Human Hair Thickness
Hair thickness is not necessarily tied to how much hair you have on your head. When scientists talk about “hair strand thickness,” what they’re referring to specifically is the diameter of each individual strand.
In other words, having lots of hair doesn’t always mean you have thick hair. And having thick hair doesn’t necessarily mean you have a lot of it.
You could have a lot of hair, but the individual strands could be very thin. Or you could have little hair, but the hair strands themselves could be very thick.
And while age isn’t perfectly correlated with hair thickness, your hair strands do get thinner as you age.
Genetics of Human Hair Thickness
Genetics strongly influence human hair thickness. Although several genes help determine hair thickness and texture, an AncestryDNA test focuses on the EDAR gene.
Hair thickness is an “additive" trait. This means that if you inherited two copies of the “thick hair" version of the gene (one from each parent), you'll likely have even thicker hair strands than if you only inherited the "thick hair" version from one parent.
What Science Says About Hair Thickness
The EDAR gene carries instructions for making a protein that affects hair thickness. A gene variation of EDAR that arose about 30,000 years ago seems to give some people thicker strands of hair.
More than 90% of Han Chinese, 70% of Japanese and Thai people, and 60% to 90% of Native Americans carry the “thick hair" version of the gene. Meanwhile it's almost nonexistent in people of African and European descent.
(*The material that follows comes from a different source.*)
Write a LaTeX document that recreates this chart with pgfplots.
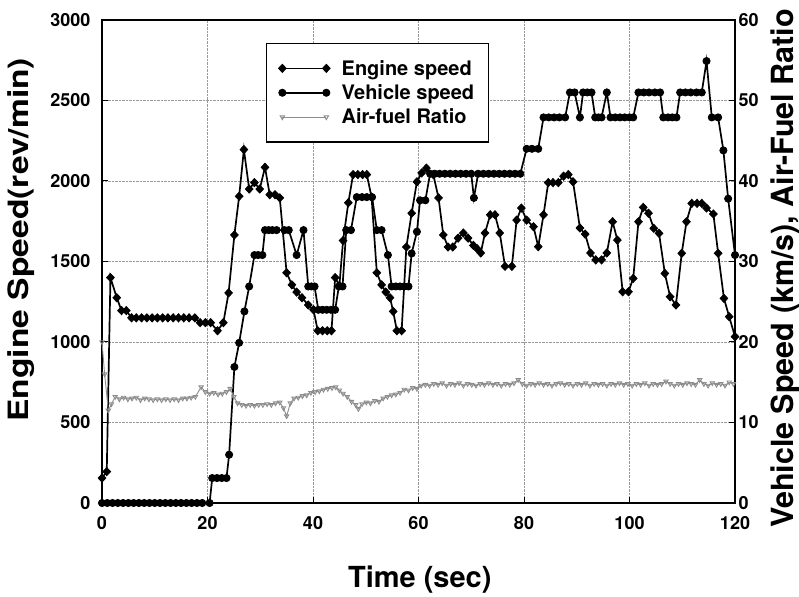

Both age and sex can also affect your hair shaft thickness. Men tend to have thicker hair strands than women, and as mentioned everyone's strands get thinner as they age.
Fun Facts About Hair Thickness
Some people believe shaving a baby's head will make the hair that grows back thicker. But this is a myth. Shaving your baby's hair won't affect hair thickness because it's mostly determined by genetics.
Cutting an adult's hair doesn't affect its thickness either. But it can help get rid of split ends, which can make hair strands look thinner.
What can impact your hair's thickness, as mentioned, is your heritage. But how much? If you look at a cross-section of a strand of hair from people of East Asian heritage, it's about 30% larger than hair strands of African people and 50% bigger than those of Europeans.
Fujimoto A, Ohashi J, Nishida N, et al. A replication study confirmed the EDAR gene to be a major contributor to population differentiation regarding head hair thickness in Asia. Human Genetics. 2008;124(2):179–185. doi:10.1007/s00439-008-0537-1.
Fujimoto A, Kimura R, Ohashi J, et al. A scan for genetic determinants of human hair morphology: EDAR is associated with Asian hair thickness. Human Molecular Genetics.2007;17(6):835–843. doi:10.1093/hmg/ddm355.
A thick head of hair is in the genes. Science. October 31, 2007.